Sixteen years ago, back in Mac OS 9, its Energy Saver control panel offered three separate settings for sleep, each with its own slider: for putting your whole Mac to sleep, including its CPU, and optional separate controls for the display and hard disk(s). For many years I have recommended that users leave their desktop Macs on all the time, and that they should not put hard disks to sleep. This consumes slightly more power, but in return imposes fewer stresses, particularly on hard disks.
So as we have worked through successive releases of OS X, the Energy Saver pane, as it became, has offered similar options, giving you separate controls over the timing of whole system and display sleep, and an option as to whether to put hard disks to sleep. With Mavericks, we gained the added complication of ‘Power Nap’ instead of full sleep.
With my new iMac 27″ late 2015 and El Capitan, these options have been reduced to a single time slider, and whether I want to enable Power Nap, put the whole computer to sleep, and put the hard disk(s) to sleep. I cannot set different times to sleep for the display and the rest of the computer any more. Furthermore, there is no separate time slider for Power Nap.
Back in Mac OS 9, as you have seen, I chose to put my display to sleep after just 20 minutes, and the computer itself half an hour after that. This ensured that the only times my Mac went fully to sleep were when I went out, and overnight. Because of the lack of flexibility in El Capitan’s controls, my iMac now sleeps considerably more than I do, and some days even competes with our cat for the Somnolence Trophy.
If I wanted it to continue making Time Machine backups, downloading updates, and the like, then I could set it to use Power Nap rather than full sleep, but I still have no ability to control that separately from display sleep.
When fully asleep (not in Power Nap), this iMac stops making Time Machine backups, and only wakes to perform system maintenance routines, and when requested over the network.

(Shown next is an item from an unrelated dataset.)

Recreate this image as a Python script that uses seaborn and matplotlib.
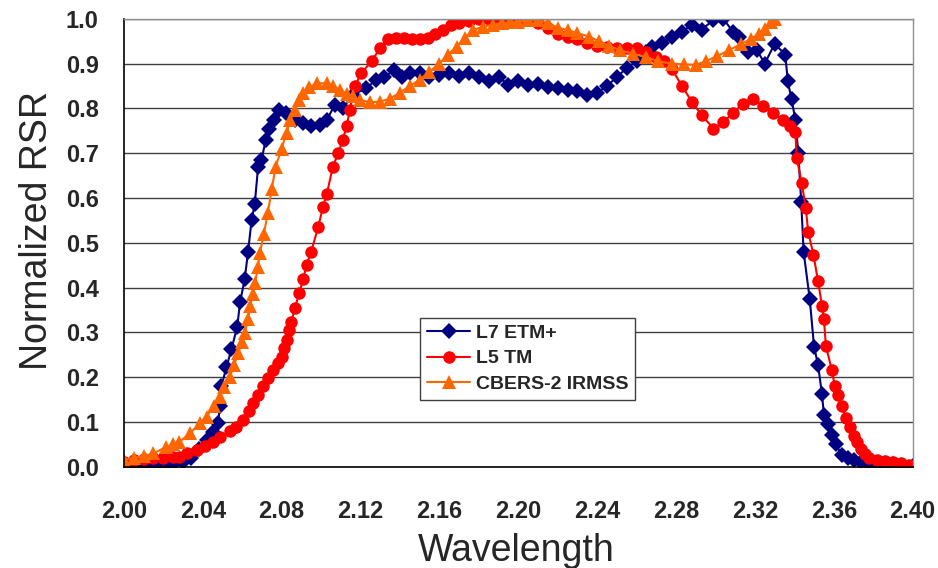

Power Nap mode, explained in detail here, allows more events to occur during sleeping. Those include making Time Machine backups, downloading software updates, Spotlight indexing, receiving new messages and pushed events (such as calendar changes), and VPN connections using a security certificate (but not those using a password). However, as it does not have a separate time slider control, it too will cut in whenever the display goes to sleep.
It is also unclear from the wording of the controls whether, if you want to enable Power Nap rather than full sleep, you have to check the first box, to prevent the computer from sleeping automatically. As the version of Energy Saver pane shown on my iMac is different from those shown in Apple’s documentation, I can only guess what I should do.
This reduction in features seems inexplicable. MacPilot, working with the preferences file, seems happy to offer separate slider controls and more, although there is of course no guarantee that this iMac will respect such settings. Your mileage, or rather energy saving, may vary.